I once had a discussion with an elder about the way we develop and grow as a Christian. Our discussions were always open and we both felt free to share our concerns and thoughts. On one particular occasion I asked him if he ever wondered if what we call “Church” (and everything involved with that term) was real, or just something that we (humans throughout the centuries) have conjured up in our minds so that we won’t feel alone or without purpose. He very quickly let me know that he has often questioned that very concept. Does that make him less of a person in the sight of God? Some would be quick to think so. With college football season just around the corner, I feel compelled to use Lee Corso’s famous line, “Not so fast, my friend!” Maybe this is not so abnormal. Those questions we all have are what drive us to a deeper understanding of God. I think it is human nature, or at least one of our societal norms, to question everything. As our children grow and develop, much the same as we did, they ask questions…multiple times a day…wait…multiple times an hour, or even every minute. It is these questions that help them learn and understand the world around them. If we never have questions, how can we grow and develop in our relationship with God? Questioning seems to be a major way our faith is enhanced and advanced. In Genesis 32, we see Jacob wrestling with God. The Bible says he called the place Peniel, which means the face of God. This is the great scene where Jacob’s name is changed to Israel. God said, “Your name shall no longer be called Jacob, but Israel, for you have striven with God and with men, and have prevailed.” When we have questions along our journey, when we wrestle with God and prevail, great blessing comes, growth and development are realized, and our relationship with God is strengthened.

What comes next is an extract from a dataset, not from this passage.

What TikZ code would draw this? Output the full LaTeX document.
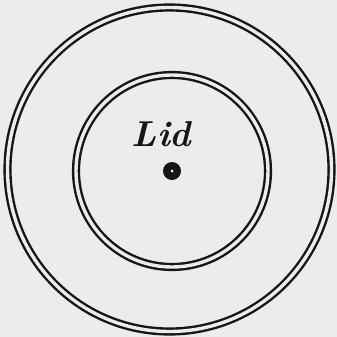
\documentclass[tikz,border=0pt]{standalone}
\usepackage{fontspec}
\usepackage{xcolor}
\definecolor{paper}{RGB}{236,236,236}
\definecolor{ink}{RGB}{22,22,22}

\begin{document}
\begin{tikzpicture}[
      x=1pt, y=-1pt,
      rim/.style={circle, draw=ink, double=paper, double distance=3.4pt, line width=2.4pt, inner sep=0pt},
      hole/.style={circle, fill=ink, inner sep=0pt, minimum size=18pt},
      lbl/.style={font=\fontsize{36}{36}\selectfont\bfseries\itshape, text=ink, inner sep=0pt}
    ]
    \fill[paper] (0,0) rectangle (337,337);
    \useasboundingbox (0,0) rectangle (337,337);
    \node[rim, minimum size=324pt] (outer) at (169.5,169.5) {};
    \node[rim, minimum size=192pt] (inner) at (172,171) {};
    \node[hole] (pin) at (172,171) {};
    \fill[white] (pin.center) circle (1.5pt);
    \node[lbl] (lid) at (161.5,134) {Lid};
  \end{tikzpicture}
\end{document}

At any rate, my conversation with this elder turned quickly to how we can know that we are a part of the one church that is talked about in scripture. Do we have every detail correct and all others who do not agree with us are wrong? That’s a very difficult question. It puts us in the seat of God, and his throne is not our seat. It is easier for us to look at this topic and say, “I know what God says in his Word regarding his Church, and that is what I have to strive to be.” The question then is, “Am I…are we…being that Church?” The reality of being that Church rests solely in our following God’s will for His people.

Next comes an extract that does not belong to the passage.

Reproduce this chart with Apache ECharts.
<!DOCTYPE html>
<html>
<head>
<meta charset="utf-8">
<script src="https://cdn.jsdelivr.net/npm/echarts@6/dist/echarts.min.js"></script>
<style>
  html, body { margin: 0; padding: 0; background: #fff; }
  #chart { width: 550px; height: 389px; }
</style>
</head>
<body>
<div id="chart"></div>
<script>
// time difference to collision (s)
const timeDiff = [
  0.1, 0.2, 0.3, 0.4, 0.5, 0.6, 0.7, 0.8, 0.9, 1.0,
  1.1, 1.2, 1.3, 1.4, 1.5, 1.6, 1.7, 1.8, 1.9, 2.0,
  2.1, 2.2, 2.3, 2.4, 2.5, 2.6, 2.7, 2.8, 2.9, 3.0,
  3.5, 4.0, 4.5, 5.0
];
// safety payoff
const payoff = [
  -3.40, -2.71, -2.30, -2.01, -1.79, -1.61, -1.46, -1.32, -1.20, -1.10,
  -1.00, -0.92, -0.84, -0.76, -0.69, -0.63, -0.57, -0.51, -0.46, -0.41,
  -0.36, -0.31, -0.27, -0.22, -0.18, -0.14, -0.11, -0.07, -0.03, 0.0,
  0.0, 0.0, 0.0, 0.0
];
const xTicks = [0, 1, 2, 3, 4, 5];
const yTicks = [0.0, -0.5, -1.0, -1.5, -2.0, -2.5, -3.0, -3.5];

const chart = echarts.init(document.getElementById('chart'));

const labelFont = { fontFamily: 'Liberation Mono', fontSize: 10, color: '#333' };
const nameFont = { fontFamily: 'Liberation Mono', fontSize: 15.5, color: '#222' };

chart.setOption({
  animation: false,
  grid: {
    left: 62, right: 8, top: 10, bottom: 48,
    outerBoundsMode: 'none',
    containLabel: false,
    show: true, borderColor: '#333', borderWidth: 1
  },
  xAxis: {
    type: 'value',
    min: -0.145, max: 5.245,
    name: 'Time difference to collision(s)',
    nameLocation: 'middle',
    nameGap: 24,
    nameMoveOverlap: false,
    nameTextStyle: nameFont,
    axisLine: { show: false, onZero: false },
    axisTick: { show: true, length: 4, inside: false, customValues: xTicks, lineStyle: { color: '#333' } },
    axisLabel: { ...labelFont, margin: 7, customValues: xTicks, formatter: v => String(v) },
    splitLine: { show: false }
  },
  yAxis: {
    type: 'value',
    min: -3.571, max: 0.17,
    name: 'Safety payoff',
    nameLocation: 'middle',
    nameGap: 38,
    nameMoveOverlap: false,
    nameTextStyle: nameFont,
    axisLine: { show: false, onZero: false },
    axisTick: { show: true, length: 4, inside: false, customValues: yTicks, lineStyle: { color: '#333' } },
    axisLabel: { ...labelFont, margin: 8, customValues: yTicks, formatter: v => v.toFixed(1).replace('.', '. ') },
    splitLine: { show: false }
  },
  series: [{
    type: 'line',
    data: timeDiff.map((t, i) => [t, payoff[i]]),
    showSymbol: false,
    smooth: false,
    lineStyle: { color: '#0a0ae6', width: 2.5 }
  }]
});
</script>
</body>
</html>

There is a big difference in rolling something over in your mind and actually discussing your thoughts with someone else and hearing their reaction. Scott Adair, a professor at Harding University, said something that really had an impact on me and the way I look at teaching and spiritual conversations. As he was talking about making yourself vulnerable as a teacher he said, “We don’t have to have all the answers. It is okay to say, ‘I don’t really know.’” He is right. Much of the time, either when we are teaching a Bible class or having a spiritual conversation with someone, we try to have all the answers to questions that are raised. We end up feeling the pressure to supply the answers to everyone’s questions. We must realize that it means more to the people with whom we engage when they know we are intellectually honest. It says a lot to others when we make ourselves vulnerable to them by admitting we simply don’t have all the answers. Our own prideful tendencies are what drive us to this place of believing we must offer some type of answer, even if we know (and even thinking it at the time) that we have no idea what we are talking about. As we develop and mature as Christians, we will begin to see the benefits of living a humble life in God. We will have questions along the way, and that is okay. Those questions will help us continue to develop our faith, and I believe God uses those questions we have to strengthen our understanding of his will for us. May we never be so arrogant as to think we have all the answers. God has given us what we need to understand his will for us. May we always follow his will, being obedient to his word. And may we always remember that it is okay to say, “idk.”